Annapolis Blues
- Full name: Annapolis Blues Football Club
- Founded: June 2022; 4 years ago
- Stadium: Navy–Marine Corps Memorial Stadium Annapolis, Maryland
- Capacity: 34,000
- Owners: Michael Hitchcock Kyle Beckerman Alex Yi
- Head coaches: Colin Herriot (Men), Ashly Kennedy (Women)
- League: USL League Two USL W League
- 2025: 4th of Chesapeake Division
- Website: annapolisblues.com
| Home colors |

= Annapolis Blues FC =

Annapolis Blues Football Club is an American soccer club founded in 2022. For the 2025 season, Annapolis Blues FC introduced a women's team. The men's team currently competes in the Chesapeake Division of USL League Two, considered the fourth tier of the United States soccer league system. The men's team previously played in the National Premier Soccer League. The women's team competes in USL W League.

The team's home field is the Navy–Marine Corps Memorial Stadium in Annapolis, Maryland.

==History==
In June 2022, the National Premier Soccer League announced a new expansion team would be placed in Annapolis for the 2023 season. The ownership effort was led by former DC United front office member Michael Hitchcock, former United States men's national soccer team player Kyle Beckerman, and former FC Dallas player Alex Yi. The latter two are Maryland locals while Hitchcock owns multiple NPSL teams including Appalachian FC and 2021 national champion Denton Diablos FC. During the summer the team held an online poll where fans could choose between four potential team names and crests; Annapolis Blues FC, Annapolis Kraken SC, Annapolis Seawolves SC, and Annapolis Yard FC. The name Annapolis Blues FC was announced on August 16 after over 1,200 votes had been cast. It was also announced around this time that the team would play its home games at the Navy–Marine Corps Memorial Stadium on the campus of the United States Naval Academy in Annapolis, Maryland.

The Club announced Fred Matthes as its first General Manager in October 2022. A colleague of Hitchcock's from early D.C. United and Major League Soccer days with over 30 years of front office experience with MLS,USL,NWSL,NISA and NPSL Clubs throughout the Country.

The Blues announced Colin Herriot as the team's first head coach on December 13.

The team's first game was a pre-season friendly against Philadelphia Union Development Squad on Wednesday, May 10 at Memorial Stadium.

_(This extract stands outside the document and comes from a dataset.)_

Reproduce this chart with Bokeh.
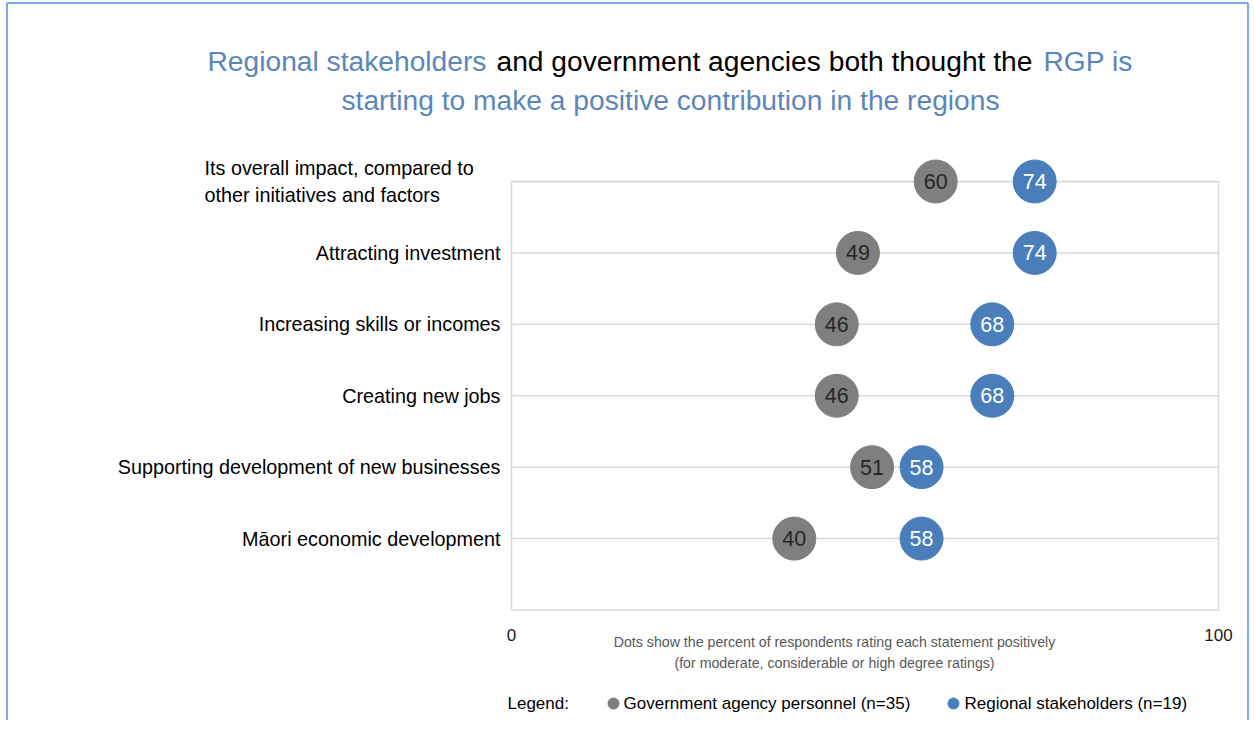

The Community Shield match saw 3,915 fans and raised money to support local charity Rebuilding Together Anne Arundel County. Following three away games to start the season, Annapolis played its first regular season home game on Saturday, June 3 against FC Frederick and set an NPSL attendance record with 8,368 fans. The Blues won the match, 4–2. The next home match against Virginia Beach City FC drew 7,665 attendees. The following month they broke the conference championship record again as a crowd of 8,480 watched the Blues defeat the Alexandria Reds in the conference final. They once again set the NPSL attendance record during their 2024 home opener with 11,171 fans watching Annapolis defeat DMV Elite FC 6–2. At the end of the 2024 season Annapolis held the top eight and ten of the top eleven NPSL attendance records.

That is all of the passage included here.